What do you want to say to your audience?
Thanks! From the bottom of my heart – thanks! I’ve enjoyed scribbling out my tales. And it’s so rewarding when readers enjoy them. Best compliment I ever had came from a reader of my first Fight Card Sherlock Holmes book. The reader called it the best Sherlock Holmes story he’d ever read. Period. Not the best pastiche, the best story. Wow! It’s interest like that that keeps your going on days when the words aren’t flowing.
What advice do you have for new writers?
READ! Everything you can get your hands on. Start to finish. If it’s crap, suffer through it and teach yourself what not to do. If it’s great, don’t just gobble it down, think about what is making it so great for you. Why are you enjoying it? Analyze it. And don’t limit yourself. All storytelling from every period. No such thing as old fashioned, fuddy-duddy stuff. If something in any tale catches your interest, read it, watch it, learn from it. And write every day. Even if it’s one or two sentences. Practice fueled by gorging on the work of others. These are the only way to become a successful writer. There are no shortcuts. If you’re born to do it, this journey will be fun and rewarding. You won’t resent it at all. If you think it’s a slog, then writing is not for you.

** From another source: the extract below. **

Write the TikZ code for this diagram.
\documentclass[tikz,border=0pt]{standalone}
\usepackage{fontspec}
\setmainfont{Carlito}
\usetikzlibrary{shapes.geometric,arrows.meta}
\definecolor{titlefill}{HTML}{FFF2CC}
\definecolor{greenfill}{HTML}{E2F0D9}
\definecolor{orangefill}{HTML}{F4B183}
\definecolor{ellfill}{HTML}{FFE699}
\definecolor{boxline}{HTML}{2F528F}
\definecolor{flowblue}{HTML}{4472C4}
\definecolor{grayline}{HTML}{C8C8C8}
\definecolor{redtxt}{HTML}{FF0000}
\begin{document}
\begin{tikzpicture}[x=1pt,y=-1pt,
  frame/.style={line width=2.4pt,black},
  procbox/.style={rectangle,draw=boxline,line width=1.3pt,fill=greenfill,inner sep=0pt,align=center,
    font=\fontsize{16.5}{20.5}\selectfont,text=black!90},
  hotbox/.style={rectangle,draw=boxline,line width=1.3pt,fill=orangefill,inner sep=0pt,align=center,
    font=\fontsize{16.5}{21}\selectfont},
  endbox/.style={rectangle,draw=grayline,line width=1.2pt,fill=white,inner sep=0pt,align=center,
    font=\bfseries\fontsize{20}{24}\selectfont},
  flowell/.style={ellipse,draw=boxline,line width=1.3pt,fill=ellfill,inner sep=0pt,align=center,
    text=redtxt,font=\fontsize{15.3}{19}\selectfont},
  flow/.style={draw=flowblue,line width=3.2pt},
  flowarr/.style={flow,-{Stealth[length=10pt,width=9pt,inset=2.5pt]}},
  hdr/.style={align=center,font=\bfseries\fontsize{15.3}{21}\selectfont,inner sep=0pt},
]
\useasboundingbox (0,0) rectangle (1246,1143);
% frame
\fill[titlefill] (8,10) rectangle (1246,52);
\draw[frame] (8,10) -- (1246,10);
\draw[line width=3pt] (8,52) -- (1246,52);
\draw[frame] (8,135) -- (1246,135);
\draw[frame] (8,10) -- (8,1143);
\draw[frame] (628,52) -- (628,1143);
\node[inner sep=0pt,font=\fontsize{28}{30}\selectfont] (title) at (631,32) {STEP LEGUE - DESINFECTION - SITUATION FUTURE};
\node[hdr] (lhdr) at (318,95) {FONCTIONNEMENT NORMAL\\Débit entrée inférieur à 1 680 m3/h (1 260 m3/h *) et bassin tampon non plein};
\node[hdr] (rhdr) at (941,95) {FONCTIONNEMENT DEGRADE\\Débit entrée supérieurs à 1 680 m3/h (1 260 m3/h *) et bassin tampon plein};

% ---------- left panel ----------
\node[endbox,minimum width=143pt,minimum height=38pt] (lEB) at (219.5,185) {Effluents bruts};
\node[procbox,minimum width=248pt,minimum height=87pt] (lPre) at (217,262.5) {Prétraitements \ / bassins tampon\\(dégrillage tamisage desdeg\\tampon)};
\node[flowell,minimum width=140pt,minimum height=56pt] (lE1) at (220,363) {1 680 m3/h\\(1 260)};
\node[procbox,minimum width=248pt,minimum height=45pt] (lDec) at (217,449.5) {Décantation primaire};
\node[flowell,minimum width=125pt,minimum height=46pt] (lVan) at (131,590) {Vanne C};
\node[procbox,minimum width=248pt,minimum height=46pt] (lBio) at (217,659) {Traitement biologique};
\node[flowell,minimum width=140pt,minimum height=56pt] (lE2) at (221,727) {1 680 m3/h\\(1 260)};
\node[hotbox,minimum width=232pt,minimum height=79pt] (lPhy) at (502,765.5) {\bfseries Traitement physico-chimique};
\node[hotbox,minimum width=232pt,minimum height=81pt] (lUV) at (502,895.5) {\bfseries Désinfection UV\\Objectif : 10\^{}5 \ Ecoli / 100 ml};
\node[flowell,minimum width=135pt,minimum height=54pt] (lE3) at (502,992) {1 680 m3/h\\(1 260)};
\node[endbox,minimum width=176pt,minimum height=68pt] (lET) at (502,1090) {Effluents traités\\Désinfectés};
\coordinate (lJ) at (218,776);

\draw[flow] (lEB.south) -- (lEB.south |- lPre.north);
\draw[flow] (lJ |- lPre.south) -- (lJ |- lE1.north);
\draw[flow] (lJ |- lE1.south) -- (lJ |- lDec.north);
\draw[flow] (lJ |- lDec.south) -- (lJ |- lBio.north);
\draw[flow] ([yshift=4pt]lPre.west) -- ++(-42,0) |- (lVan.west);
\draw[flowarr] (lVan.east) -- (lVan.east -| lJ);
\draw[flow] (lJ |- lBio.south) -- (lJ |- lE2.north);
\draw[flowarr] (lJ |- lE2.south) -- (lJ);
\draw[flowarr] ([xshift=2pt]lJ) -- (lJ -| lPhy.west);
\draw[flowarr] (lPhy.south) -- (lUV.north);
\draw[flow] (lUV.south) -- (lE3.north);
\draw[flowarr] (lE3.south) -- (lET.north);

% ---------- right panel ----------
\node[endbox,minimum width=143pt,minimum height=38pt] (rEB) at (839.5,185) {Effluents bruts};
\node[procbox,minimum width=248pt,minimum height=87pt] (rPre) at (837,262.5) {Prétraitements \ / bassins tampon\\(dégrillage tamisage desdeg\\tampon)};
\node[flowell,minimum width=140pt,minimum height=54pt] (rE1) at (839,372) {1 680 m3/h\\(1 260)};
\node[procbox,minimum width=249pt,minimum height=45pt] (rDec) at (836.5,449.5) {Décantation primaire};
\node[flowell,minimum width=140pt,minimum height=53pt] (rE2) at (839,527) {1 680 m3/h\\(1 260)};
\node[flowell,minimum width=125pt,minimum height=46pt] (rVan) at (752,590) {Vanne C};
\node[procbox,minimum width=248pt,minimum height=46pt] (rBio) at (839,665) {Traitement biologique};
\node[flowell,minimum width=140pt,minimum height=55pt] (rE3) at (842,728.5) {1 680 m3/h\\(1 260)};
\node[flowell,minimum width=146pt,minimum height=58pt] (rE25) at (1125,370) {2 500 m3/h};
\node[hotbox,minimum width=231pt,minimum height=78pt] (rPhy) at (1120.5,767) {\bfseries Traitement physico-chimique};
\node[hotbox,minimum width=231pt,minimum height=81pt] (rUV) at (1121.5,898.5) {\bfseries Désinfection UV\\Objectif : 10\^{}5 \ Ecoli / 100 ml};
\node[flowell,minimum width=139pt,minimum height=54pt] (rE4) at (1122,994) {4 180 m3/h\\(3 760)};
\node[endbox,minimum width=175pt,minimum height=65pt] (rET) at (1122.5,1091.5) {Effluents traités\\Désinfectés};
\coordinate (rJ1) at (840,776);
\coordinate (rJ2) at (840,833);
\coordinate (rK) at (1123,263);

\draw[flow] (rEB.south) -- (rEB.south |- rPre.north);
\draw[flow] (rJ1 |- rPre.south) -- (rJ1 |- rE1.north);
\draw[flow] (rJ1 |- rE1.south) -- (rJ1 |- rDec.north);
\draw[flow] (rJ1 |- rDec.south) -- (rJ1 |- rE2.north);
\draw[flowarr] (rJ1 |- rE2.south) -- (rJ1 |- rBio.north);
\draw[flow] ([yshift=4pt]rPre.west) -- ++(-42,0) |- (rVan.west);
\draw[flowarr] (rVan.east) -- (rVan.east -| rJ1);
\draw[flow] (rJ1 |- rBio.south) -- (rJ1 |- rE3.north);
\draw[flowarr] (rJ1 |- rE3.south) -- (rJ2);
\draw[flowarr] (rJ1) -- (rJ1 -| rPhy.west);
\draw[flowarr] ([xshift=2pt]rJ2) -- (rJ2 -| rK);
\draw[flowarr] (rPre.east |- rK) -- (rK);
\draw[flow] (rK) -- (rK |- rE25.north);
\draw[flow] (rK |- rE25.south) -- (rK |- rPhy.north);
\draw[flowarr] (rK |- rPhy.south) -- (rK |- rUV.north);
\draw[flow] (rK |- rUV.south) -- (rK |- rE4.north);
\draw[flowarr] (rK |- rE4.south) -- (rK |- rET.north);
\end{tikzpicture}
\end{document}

Good luck with the process!

Do you have anything else you would like to add?
I’m just glad the classic pulp characters have made such a comeback in this century. They inspired Superman, Batman, Spider-Man and so many others. With the extensive reprints of the old stuff being done, they great pulp of yesteryear lives on. And an army of writers have been inspired to create work we can only hope will be celebrate a century after we’re dust. Keep on scribbling! I know I will.